(Charts and diagrams as code)
==================================================
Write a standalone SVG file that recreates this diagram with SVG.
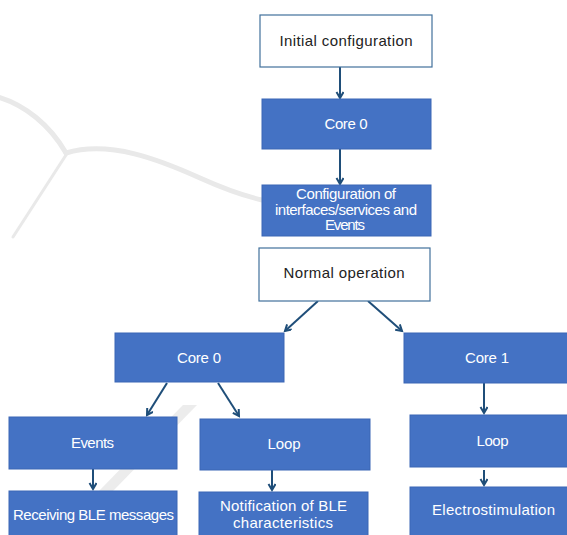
<svg xmlns="http://www.w3.org/2000/svg" width="567" height="535" viewBox="0 0 567 535">
  <defs>
    <style>
      .wml { fill: none; stroke: #e9e9e9; stroke-linecap: round; }
      .box { fill: #4472c4; stroke: #3b66b5; stroke-width: 1; }
      .wbox { fill: #ffffff; stroke: #41719c; stroke-width: 1.2; }
      .t { font-family: "Liberation Sans", Arial, sans-serif; font-size: 15px; text-anchor: middle; fill: #ffffff; }
      .tk { font-family: "Liberation Sans", Arial, sans-serif; font-size: 15px; text-anchor: middle; fill: #222222; }
      .c { fill: none; stroke: #1f4e79; stroke-width: 2; marker-end: url(#arr); }
    </style>
    <marker id="arr" markerUnits="userSpaceOnUse" markerWidth="10" markerHeight="10" refX="7" refY="4" orient="auto">
      <path d="M1,0.5 L7,4 L1,7.5" fill="none" stroke="#1f4e79" stroke-width="2"/>
    </marker>
  </defs>
  <rect width="567" height="535" fill="#ffffff"/>

  <g id="watermark">
    <path class="wml" stroke-width="5" d="M-2,97 C25,105 50,125 66,153"/>
    <path class="wml" stroke-width="5" d="M66,153 C110,140 160,160 200,178 C220,187 240,195 262,200"/>
    <path class="wml" stroke-width="3" d="M66,155 L13,237"/>
    <path d="M183,405 L197,405 L70,535 L56,535 Z" fill="#ececec"/>
  </g>

  <g id="connectors">
    <line class="c" x1="340" y1="67" x2="340" y2="98"/>
    <line class="c" x1="340" y1="149" x2="340" y2="184"/>
    <line class="c" x1="318" y1="301" x2="285" y2="331"/>
    <line class="c" x1="368" y1="301" x2="402" y2="331"/>
    <line class="c" x1="167" y1="383" x2="147" y2="415"/>
    <line class="c" x1="218" y1="383" x2="239" y2="416"/>
    <line class="c" x1="93" y1="469" x2="93" y2="489"/>
    <line class="c" x1="272" y1="470" x2="272" y2="490"/>
    <line class="c" x1="484" y1="383" x2="484" y2="413"/>
    <line class="c" x1="484" y1="470" x2="484" y2="485"/>
  </g>

  <g id="initial">
    <rect class="wbox" x="260" y="15" width="172" height="52"/>
    <text class="tk" x="346" y="46" textLength="133">Initial configuration</text>
  </g>
  <g id="core0-top">
    <rect class="box" x="262" y="99" width="169" height="50"/>
    <text class="t" x="346" y="129" textLength="43">Core 0</text>
  </g>
  <g id="config">
    <rect class="box" x="262" y="185" width="169" height="51"/>
    <text class="t" x="346" y="199" textLength="100">Configuration of</text>
    <text class="t" x="346" y="214.5" textLength="142">interfaces/services and</text>
    <text class="t" x="345" y="230" textLength="40">Events</text>
  </g>
  <g id="normal">
    <rect class="wbox" x="259" y="248" width="171" height="53"/>
    <text class="tk" x="344" y="278" textLength="121">Normal operation</text>
  </g>
  <g id="core0">
    <rect class="box" x="115" y="333" width="169" height="49"/>
    <text class="t" x="199" y="363" textLength="44">Core 0</text>
  </g>
  <g id="core1">
    <rect class="box" x="404" y="333" width="170" height="50"/>
    <text class="t" x="487" y="363" textLength="44">Core 1</text>
  </g>
  <g id="events">
    <rect class="box" x="9" y="417" width="168" height="52"/>
    <text class="t" x="92.5" y="448" textLength="43">Events</text>
  </g>
  <g id="loop-mid">
    <rect class="box" x="200" y="419" width="170" height="51"/>
    <text class="t" x="284" y="449" textLength="33">Loop</text>
  </g>
  <g id="loop-right">
    <rect class="box" x="410" y="415" width="164" height="52"/>
    <text class="t" x="492.5" y="446" textLength="32">Loop</text>
  </g>
  <g id="receiving">
    <rect class="box" x="9" y="491" width="168" height="52"/>
    <text class="t" x="93.5" y="520" textLength="161">Receiving BLE messages</text>
  </g>
  <g id="notification">
    <rect class="box" x="199" y="492" width="169" height="52"/>
    <text class="t" x="283.5" y="511" textLength="127">Notification of BLE</text>
    <text class="t" x="283" y="528" textLength="100">characteristics</text>
  </g>
  <g id="electro">
    <rect class="box" x="410" y="487" width="164" height="56"/>
    <text class="t" x="493.5" y="515" textLength="123">Electrostimulation</text>
  </g>
</svg>
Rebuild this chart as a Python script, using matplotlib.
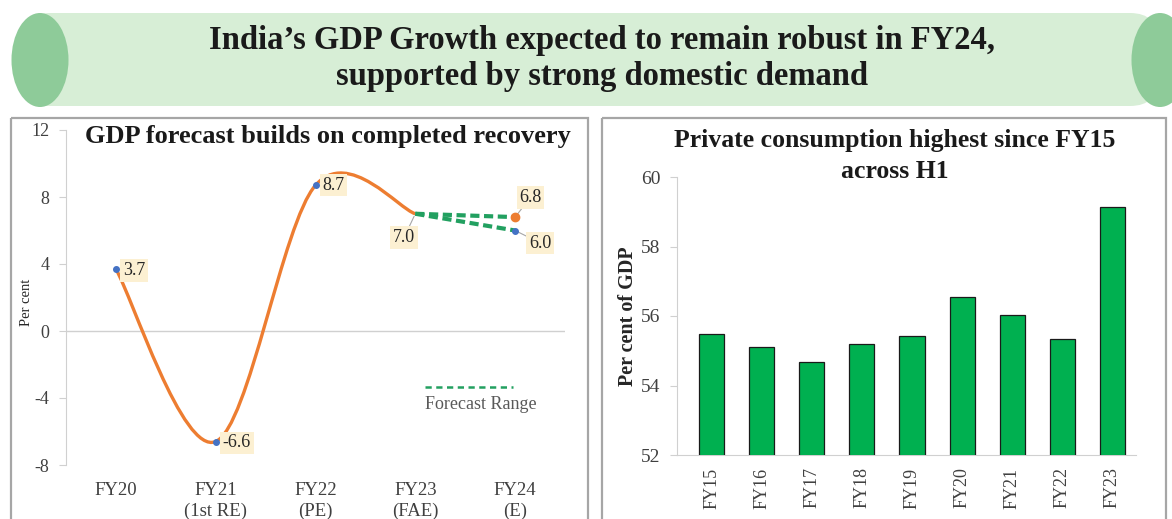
==================================================
Problem statement: Reproduce each record above by retyping it exactly; omit all images.

The result:
Write a standalone SVG file that recreates this diagram with SVG.
<svg xmlns="http://www.w3.org/2000/svg" width="567" height="535" viewBox="0 0 567 535">
  <defs>
    <style>
      .wml { fill: none; stroke: #e9e9e9; stroke-linecap: round; }
      .box { fill: #4472c4; stroke: #3b66b5; stroke-width: 1; }
      .wbox { fill: #ffffff; stroke: #41719c; stroke-width: 1.2; }
      .t { font-family: "Liberation Sans", Arial, sans-serif; font-size: 15px; text-anchor: middle; fill: #ffffff; }
      .tk { font-family: "Liberation Sans", Arial, sans-serif; font-size: 15px; text-anchor: middle; fill: #222222; }
      .c { fill: none; stroke: #1f4e79; stroke-width: 2; marker-end: url(#arr); }
    </style>
    <marker id="arr" markerUnits="userSpaceOnUse" markerWidth="10" markerHeight="10" refX="7" refY="4" orient="auto">
      <path d="M1,0.5 L7,4 L1,7.5" fill="none" stroke="#1f4e79" stroke-width="2"/>
    </marker>
  </defs>
  <rect width="567" height="535" fill="#ffffff"/>

  <g id="watermark">
    <path class="wml" stroke-width="5" d="M-2,97 C25,105 50,125 66,153"/>
    <path class="wml" stroke-width="5" d="M66,153 C110,140 160,160 200,178 C220,187 240,195 262,200"/>
    <path class="wml" stroke-width="3" d="M66,155 L13,237"/>
    <path d="M183,405 L197,405 L70,535 L56,535 Z" fill="#ececec"/>
  </g>

  <g id="connectors">
    <line class="c" x1="340" y1="67" x2="340" y2="98"/>
    <line class="c" x1="340" y1="149" x2="340" y2="184"/>
    <line class="c" x1="318" y1="301" x2="285" y2="331"/>
    <line class="c" x1="368" y1="301" x2="402" y2="331"/>
    <line class="c" x1="167" y1="383" x2="147" y2="415"/>
    <line class="c" x1="218" y1="383" x2="239" y2="416"/>
    <line class="c" x1="93" y1="469" x2="93" y2="489"/>
    <line class="c" x1="272" y1="470" x2="272" y2="490"/>
    <line class="c" x1="484" y1="383" x2="484" y2="413"/>
    <line class="c" x1="484" y1="470" x2="484" y2="485"/>
  </g>

  <g id="initial">
    <rect class="wbox" x="260" y="15" width="172" height="52"/>
    <text class="tk" x="346" y="46" textLength="133">Initial configuration</text>
  </g>
  <g id="core0-top">
    <rect class="box" x="262" y="99" width="169" height="50"/>
    <text class="t" x="346" y="129" textLength="43">Core 0</text>
  </g>
  <g id="config">
    <rect class="box" x="262" y="185" width="169" height="51"/>
    <text class="t" x="346" y="199" textLength="100">Configuration of</text>
    <text class="t" x="346" y="214.5" textLength="142">interfaces/services and</text>
    <text class="t" x="345" y="230" textLength="40">Events</text>
  </g>
  <g id="normal">
    <rect class="wbox" x="259" y="248" width="171" height="53"/>
    <text class="tk" x="344" y="278" textLength="121">Normal operation</text>
  </g>
  <g id="core0">
    <rect class="box" x="115" y="333" width="169" height="49"/>
    <text class="t" x="199" y="363" textLength="44">Core 0</text>
  </g>
  <g id="core1">
    <rect class="box" x="404" y="333" width="170" height="50"/>
    <text class="t" x="487" y="363" textLength="44">Core 1</text>
  </g>
  <g id="events">
    <rect class="box" x="9" y="417" width="168" height="52"/>
    <text class="t" x="92.5" y="448" textLength="43">Events</text>
  </g>
  <g id="loop-mid">
    <rect class="box" x="200" y="419" width="170" height="51"/>
    <text class="t" x="284" y="449" textLength="33">Loop</text>
  </g>
  <g id="loop-right">
    <rect class="box" x="410" y="415" width="164" height="52"/>
    <text class="t" x="492.5" y="446" textLength="32">Loop</text>
  </g>
  <g id="receiving">
    <rect class="box" x="9" y="491" width="168" height="52"/>
    <text class="t" x="93.5" y="520" textLength="161">Receiving BLE messages</text>
  </g>
  <g id="notification">
    <rect class="box" x="199" y="492" width="169" height="52"/>
    <text class="t" x="283.5" y="511" textLength="127">Notification of BLE</text>
    <text class="t" x="283" y="528" textLength="100">characteristics</text>
  </g>
  <g id="electro">
    <rect class="box" x="410" y="487" width="164" height="56"/>
    <text class="t" x="493.5" y="515" textLength="123">Electrostimulation</text>
  </g>
</svg>
Rebuild this chart as a Python script, using matplotlib.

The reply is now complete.